I want to talk today about whether human beings can make a better world. The matter is usually treated as an article of faith either to be accepted or rejected based on how one feels or based on a sense one has from their life experiences. But I want to talk about it seriously, as one who believes in freedom and as someone who for better and for worse after all that has happened finds himself constrained to remain a Marxist. I hope to make these things clearer before the end of this podcast.
There is a certain Marx I’d like to help excavate, the Epicurean Marx.  In 2018, Diego Fusaro, who teaches the History of Philosophy in Milan Italy published Marx, Epicurus and the origins of Historical Materialism.  I want to describe here the main arguments of that book, which develops the idea that Epicurean philosophy informs the whole of Marx’s work.  In 1841 Marx finished a doctoral thesis entitled “The Difference Between Democritean and Epicurean Philosophy of Nature.”  As the title suggests Marx therein lays out a parting of the ways between two of antiquity’s first and greatest materialists.  Already I think you should be able to tell that Marx is going to be a particular kind of materialist.  What you don’t get from the title is the fact that Marx is in dialogue here with Hegel, who he is going to identify with Democritus, and that in lifting up Epicurus he is breaking with Hegel in a particular way.  We note in passing that Marx’s dissertation is not taken very seriously in the Marxist tradition, a point we will come back to later.
So, the fact that Marx’s Epicureanism isn’t taken seriously by the subsequent Marxist tradition has certain consequences. We would expect such an omission to cause Marxists to speak of iron laws of necessity, to downplay the role of human agency and freedom and to reject free speech and open debate. The dogmatic explanation of all things in terms of class has often taken the part of proposing a kind of divine order, imposed on us from without. A whole life’s intellectual work could go into telling the story of how closely the Marxist tradition conforms to this image of dogmatic mechanical determinism, and how far Marxists in power have gone to frustrate human liberty. Suffice it to say that there are Marxists who step out of this trend, and that there are many more who do not. In the episodes of this podcast, each composed of several book reports, I aim to speak to different struggles, historical moments and controversies that seem to highlight the status of this concept of freedom that seems to me so essential to Marx’s project. We’ll come back around to a discussion of where this history leaves us, since this project is a political almanac, undertaken with, I hope, as large an openness as I can manage to the facts in the conviction that we are free to change the world. The word “almanac” comes from the Arabic word meaning “the climate.” In other words, this podcast suggests itself as an exploration of the conditions under which we toil to get free.
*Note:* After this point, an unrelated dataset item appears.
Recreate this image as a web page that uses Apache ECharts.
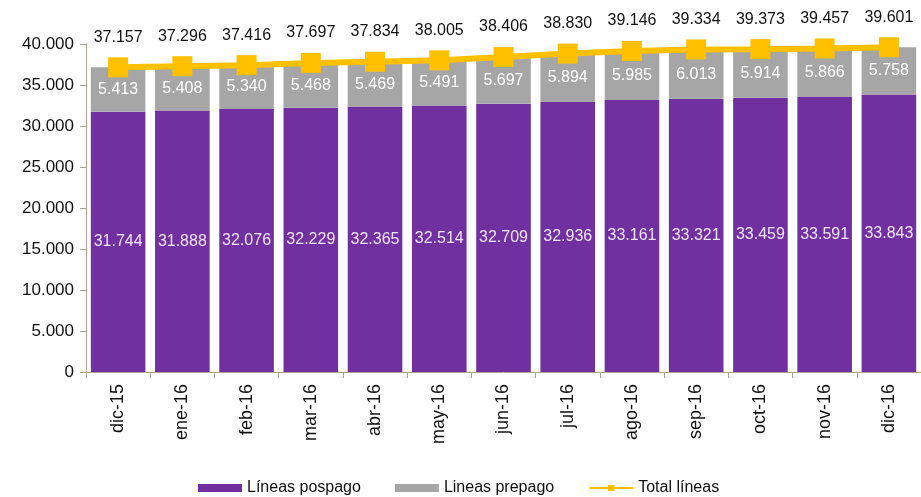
<!DOCTYPE html>
<html><head><meta charset="utf-8">
<script src="https://cdn.jsdelivr.net/npm/echarts@6/dist/echarts.min.js"></script>
<style>html,body{margin:0;padding:0;background:#fff}#c{width:921px;height:497px}</style>
</head><body><div id="c"></div>
<script>
const categories = ['dic-15','ene-16','feb-16','mar-16','abr-16','may-16','jun-16','jul-16','ago-16','sep-16','oct-16','nov-16','dic-16'];
const pospago = [31744,31888,32076,32229,32365,32514,32709,32936,33161,33321,33459,33591,33843];
const prepago = [5413,5408,5340,5468,5469,5491,5697,5894,5985,6013,5914,5866,5758];
const total = [37157,37296,37416,37697,37834,38005,38406,38830,39146,39334,39373,39457,39601];
const yTicks = [0,5000,10000,15000,20000,25000,30000,35000,40000];

const fmt = v => String(v).replace(/\B(?=(\d{3})+(?!\d))/g, '.');
const font = 'Liberation Sans, Arial, sans-serif';
const chart = echarts.init(document.getElementById('c'));
chart.setOption({
  animation: false,
  textStyle: {fontFamily: font},
  grid: {left: 86, right: -18, top: 44, bottom: 125, containLabel: false},
  legend: {
    bottom: -4, left: 193, itemGap: 34, itemWidth: 44, itemHeight: 8,
    textStyle: {fontSize: 16, color: '#111', fontFamily: font},
    data: [
      {name: 'Líneas pospago', icon: 'rect'},
      {name: 'Lineas prepago', icon: 'rect'},
      {name: 'Total líneas'}
    ]
  },
  xAxis: {
    type: 'category', data: categories,
    axisLine: {lineStyle: {color: '#a9a397'}},
    axisTick: {show: true, length: 6, lineStyle: {color: '#a9a397'}},
    axisLabel: {rotate: 90, fontSize: 18, color: '#111', margin: 12, fontFamily: font}
  },
  yAxis: {
    type: 'value', min: 0, max: 40000, interval: 5000,
    axisLine: {show: true, lineStyle: {color: '#a9a397'}},
    axisTick: {show: true, inside: false, length: 6, lineStyle: {color: '#a9a397'}},
    splitLine: {show: false},
    axisLabel: {fontSize: 17, color: '#111', margin: 12, fontFamily: font,
      formatter: v => yTicks.includes(v) ? fmt(v) : ''}
  },
  series: [
    {
      name: 'Líneas pospago', type: 'bar', stack: 's', data: pospago,
      barCategoryGap: '15%',
      itemStyle: {color: '#7030A0'},
      label: {show: true, position: 'inside', color: '#efe4fb', fontSize: 16, formatter: p => fmt(p.value), fontFamily: font}
    },
    {
      name: 'Lineas prepago', type: 'bar', stack: 's', data: prepago,
      itemStyle: {color: '#a6a6a6'},
      label: {show: true, position: 'inside', color: '#ffffff', fontSize: 16, formatter: p => fmt(p.value), fontFamily: font}
    },
    {
      name: 'Total líneas', type: 'line', data: total,
      symbol: 'rect', symbolSize: 20,
      lineStyle: {color: '#FFC000', width: 6},
      itemStyle: {color: '#FFC000'},
      label: {show: true, position: 'top', distance: 12, color: '#111', fontSize: 16, formatter: p => fmt(p.value), fontFamily: font},
      z: 5
    }
  ]
});
</script></body></html>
I couldn’t set out on this project if I wasn’t already at peace with the fact that I’ll be putting forward what I as a finite and limited person have come to understand, but if I really think we can change things, if I really think that hope is an essential part of knowledge, then I can’t not make the attempt. I hope you will come along with me, and I welcome your comments and questions, because confirmed Marxist as I am I am convinced that I cannot get free without your help.